While sectioning my hair for the blow dry he mentions among a slew of other subjects that his next client is a stripper and "She wants big, big, teeeeeeeeeezed sex-hair." My neurons couldn't even process the statement into a thought, an opinion, anything, before he started telling me about his latest ad for casual encounters, his astrology chart, that he's giving his little sis a keratin treatment this weekend, that his lack of cash flow is directly related to the fact that he cannot turn down an invitation to dine out...

Then the comb comes out and it goes upside down beneath a section of my hair and moves violently in the opposite direction it should have. After teasing the roots of my entire scalp, giving me aerosol lung, curling, applying wax down the part and at my crown "to prevent flyaways" he whisked me around in the chair to reveal that one topic never really escaped the conversation. Stefanba then threw his hands in the air like someone pinched his cheekies mid-revelation, squealed "I know what you need!" and disappeared. He returned in full skip from the other side of the salon and before properly introducing me to the fully loaded product in his hand he had fired a reflective mist into my coif. "Gold glitter!"

Imagine, in slow motion if you will, my hands raising up over my head, my inner eyebrows lifting into the center of my forehead, my lips forming an "O" and my voice taking on a steroid-esque moan when I whaled with horror. Stefanba and I had reached a new height, quite literally.

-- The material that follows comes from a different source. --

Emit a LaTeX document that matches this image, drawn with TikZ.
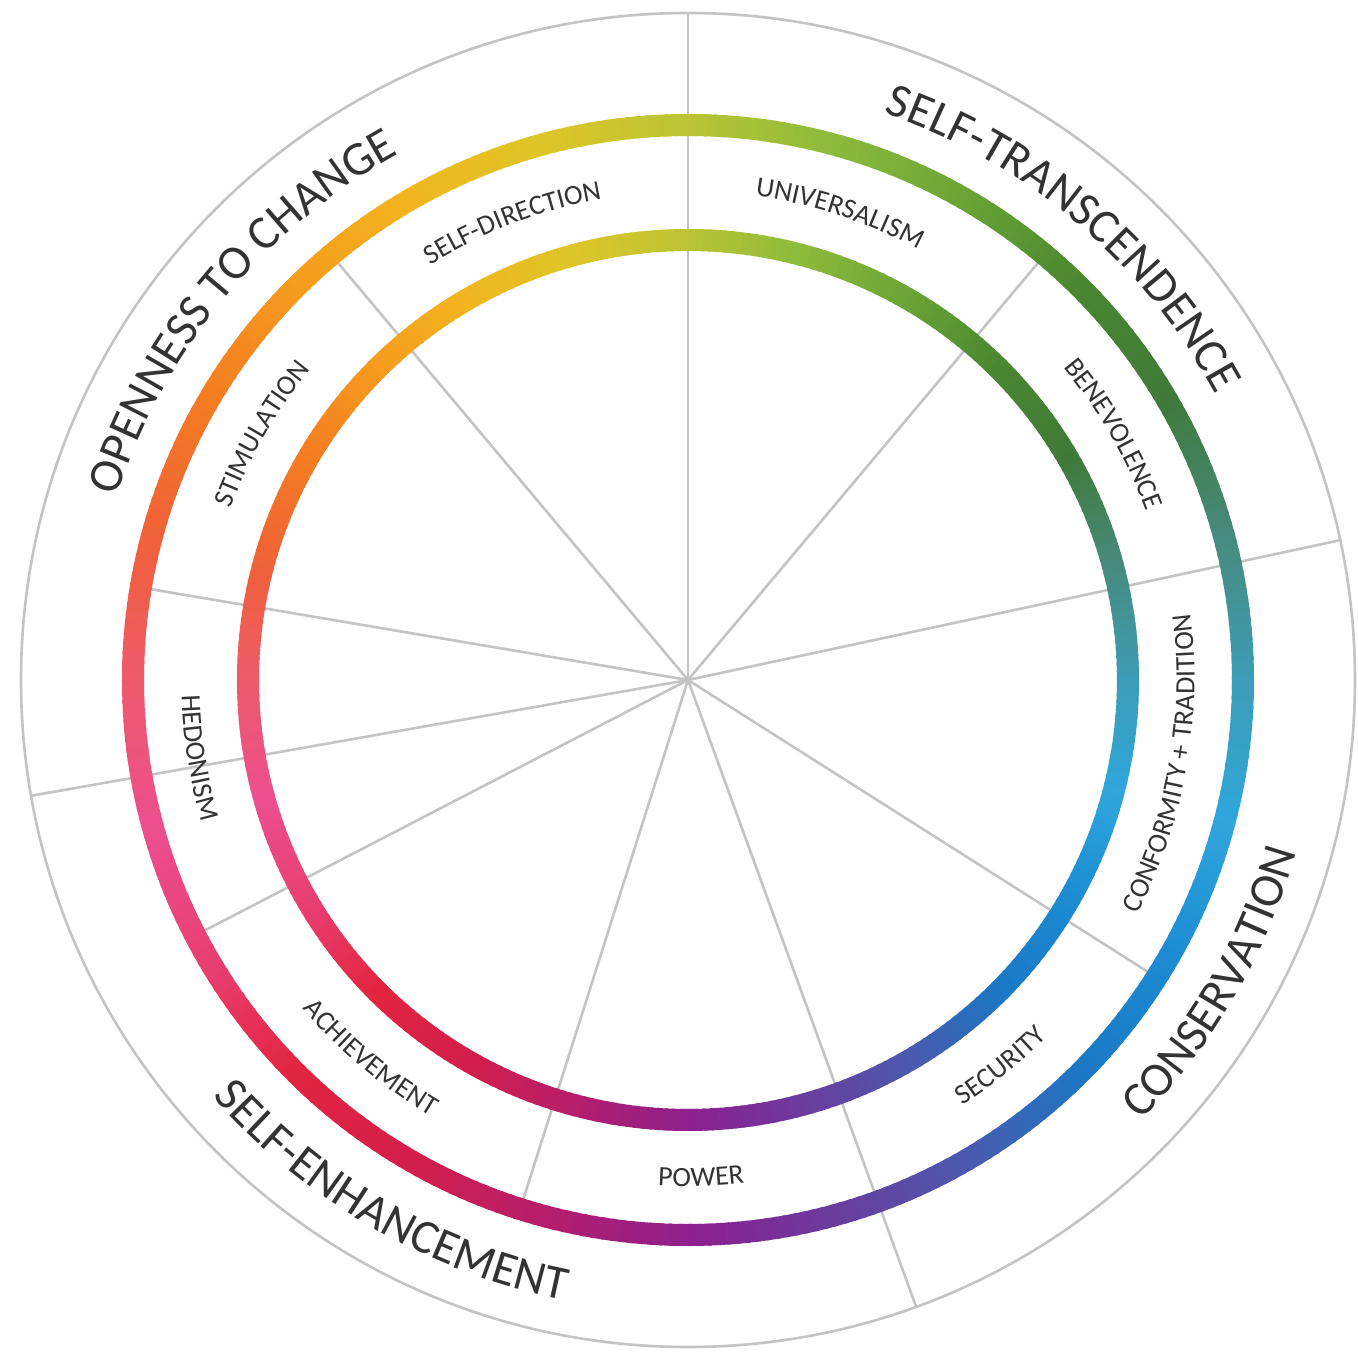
\documentclass[tikz,border=0pt]{standalone}
\usepackage{fontspec}
\setmainfont{Carlito}
\usetikzlibrary{decorations.text}
\newcommand\lblbig{\fontsize{48}{50}\selectfont}
\newcommand\lblsmall{\fontsize{28}{30}\selectfont}
\definecolor{st0}{HTML}{3C9CB4}
\definecolor{st1}{HTML}{478A7C}
\definecolor{st2}{HTML}{3F7A38}
\definecolor{st3}{HTML}{4A8730}
\definecolor{st4}{HTML}{6AA536}
\definecolor{st5}{HTML}{8DBB3C}
\definecolor{st6}{HTML}{BCC434}
\definecolor{st7}{HTML}{DEC628}
\definecolor{st8}{HTML}{F2B51E}
\definecolor{st9}{HTML}{F69A1E}
\definecolor{st10}{HTML}{F47B22}
\definecolor{st11}{HTML}{F0603A}
\definecolor{st12}{HTML}{EE5A6C}
\definecolor{st13}{HTML}{EC4E8E}
\definecolor{st14}{HTML}{E83F72}
\definecolor{st15}{HTML}{E2243E}
\definecolor{st16}{HTML}{D21E4C}
\definecolor{st17}{HTML}{B41E6C}
\definecolor{st18}{HTML}{8C2090}
\definecolor{st19}{HTML}{6A3C9E}
\definecolor{st20}{HTML}{4A5AAE}
\definecolor{st21}{HTML}{1A78C4}
\definecolor{st22}{HTML}{1C8CD2}
\definecolor{st23}{HTML}{30A6DC}
\definecolor{linegray}{HTML}{C4C4C4}
\definecolor{txtc}{HTML}{333333}
\begin{document}
\begin{tikzpicture}[x=1pt,y=1pt,
  spoke/.style={draw=linegray, line width=2.6pt},
  rim/.style={draw=linegray, line width=2.6pt},
  biglbl/.style={decorate, decoration={text along path, text align=center, text color=txtc, text={|\lblbig|#1}}},
  smalllbl/.style={decorate, decoration={text along path, text align=center, text color=txtc, text={|\lblsmall|#1}}}]
\useasboundingbox[fill=white] (-688,-675) rectangle (670,680);
\coordinate (O) at (0,0);
% spokes
\foreach \a/\r/\n in {90/667/s1, 50/555/s2, 12.1/667/s3, 327.6/555/s4, 290/667/s5, 252.4/555/s6, 207.4/555/s7, 190/667/s8, 170.4/555/s9, 130/555/s10}{
  \coordinate (\n) at (\a:\r);
  \draw[spoke] (O) -- (\n);
}
% outer gray circle
\draw[rim] (O) circle[radius=667];
% gradient rings
\foreach \i in {0,...,23}{
  \pgfmathtruncatemacro\j{mod(\i+1,24)}
  \foreach \k in {0,...,14}{
    \pgfmathsetmacro\ang{15*\i+\k}
    \pgfmathsetmacro\pc{100*\k/15}
    \colorlet{segc}{st\j!\pc!st\i}
    \draw[line width=22pt, segc] (\ang:555) arc[start angle=\ang, end angle=\ang+1.4, radius=555];
    \draw[line width=22pt, segc] (\ang:440) arc[start angle=\ang, end angle=\ang+1.4, radius=440];
  }
}
% big labels
\path[biglbl={OPENNESS TO CHANGE}] (185.5:600) arc[start angle=185.5, end angle=95.5, radius=600];
\path[biglbl={SELF-TRANSCENDENCE}] (94.7:600) arc[start angle=94.7, end angle=4.7, radius=600];
\path[biglbl={CONSERVATION}] (285:632) arc[start angle=285, end angle=375, radius=632];
\path[biglbl={SELF-ENHANCEMENT}] (195:632) arc[start angle=195, end angle=285, radius=632];
% small labels
\path[smalllbl={SELF-DIRECTION}] (156:488.5) arc[start angle=156, end angle=66, radius=488.5];
\path[smalllbl={UNIVERSALISM}] (117:488.5) arc[start angle=117, end angle=27, radius=488.5];
\path[smalllbl={BENEVOLENCE}] (75:488.5) arc[start angle=75, end angle=-15, radius=488.5];
\path[smalllbl={STIMULATION}] (195:488.5) arc[start angle=195, end angle=105, radius=488.5];
\path[smalllbl={CONFORMITY + TRADITION}] (305:506.5) arc[start angle=305, end angle=395, radius=506.5];
\path[smalllbl={SECURITY}] (264:506.5) arc[start angle=264, end angle=354, radius=506.5];
\path[smalllbl={POWER}] (226.5:506.5) arc[start angle=226.5, end angle=316.5, radius=506.5];
\path[smalllbl={ACHIEVEMENT}] (185:506.5) arc[start angle=185, end angle=275, radius=506.5];
\path[smalllbl={HEDONISM}] (144:506.5) arc[start angle=144, end angle=234, radius=506.5];
\end{tikzpicture}
\end{document}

On the drive home I was able to transfer most of the gold glitter to my jeans via the palm of my hand that was also working diligently to undo the poof beneath the armor of hairspray and curls. This annual event called for "hot summer chic or cocktail" attire. Stripper hair was not on the menu.

I succeeded in undoing the do and around 8pm Weasel and I caught the train to the museum district. We confirmed with the registrar of the swanky hotel that we would be consuming $250 worth of hors d'oeuvres, cocktails and margarine topped zebra patterned cupcakes and then entered a lobby full of well accessorized middle aged men. I tugged on Weasel's coat sleeve and whispered behind the back of my hand "Are we sure we're in the right room? I think this is a father-daughter dance." Dangling from their arms were bronze sticks with beating hearts in haute couture 1/3 of the average male age.

After sizing myself up against all the silicone and layers of MAC, it occurred to me rather quickly that I was not only the only twenty-six year old not on a date with grandpa - or the only natural brunette or the only natural anything for that matter - but I was also the only one...without stripper hair. My curves in an eggplant colored satin strapless Calvin Klein dress with black patent pumps and handbag could hold their own in a lineup of bone-filled Cavalli but in a room of fluffed, pinned, teased and sprayed hair, my long fallen waves were in a league of their own. I spent the better part of the evening powdering my nose, aka, trying to redo the do I had undid.

On the way home and one too many G&Ts later I asked Weasel what he thought about the women; prefaced with how I felt in a room full of them: unsure of myself. He reminded me, "But you're the Elle."

Those four words have echoed in all of my words and movements through the morning. I am the Elle. I am in a league of my own. And the fact of life is that we're all in a league of our own. But sometimes we choose to join other leagues, to play on other teams where stripper hair is hot summer chic.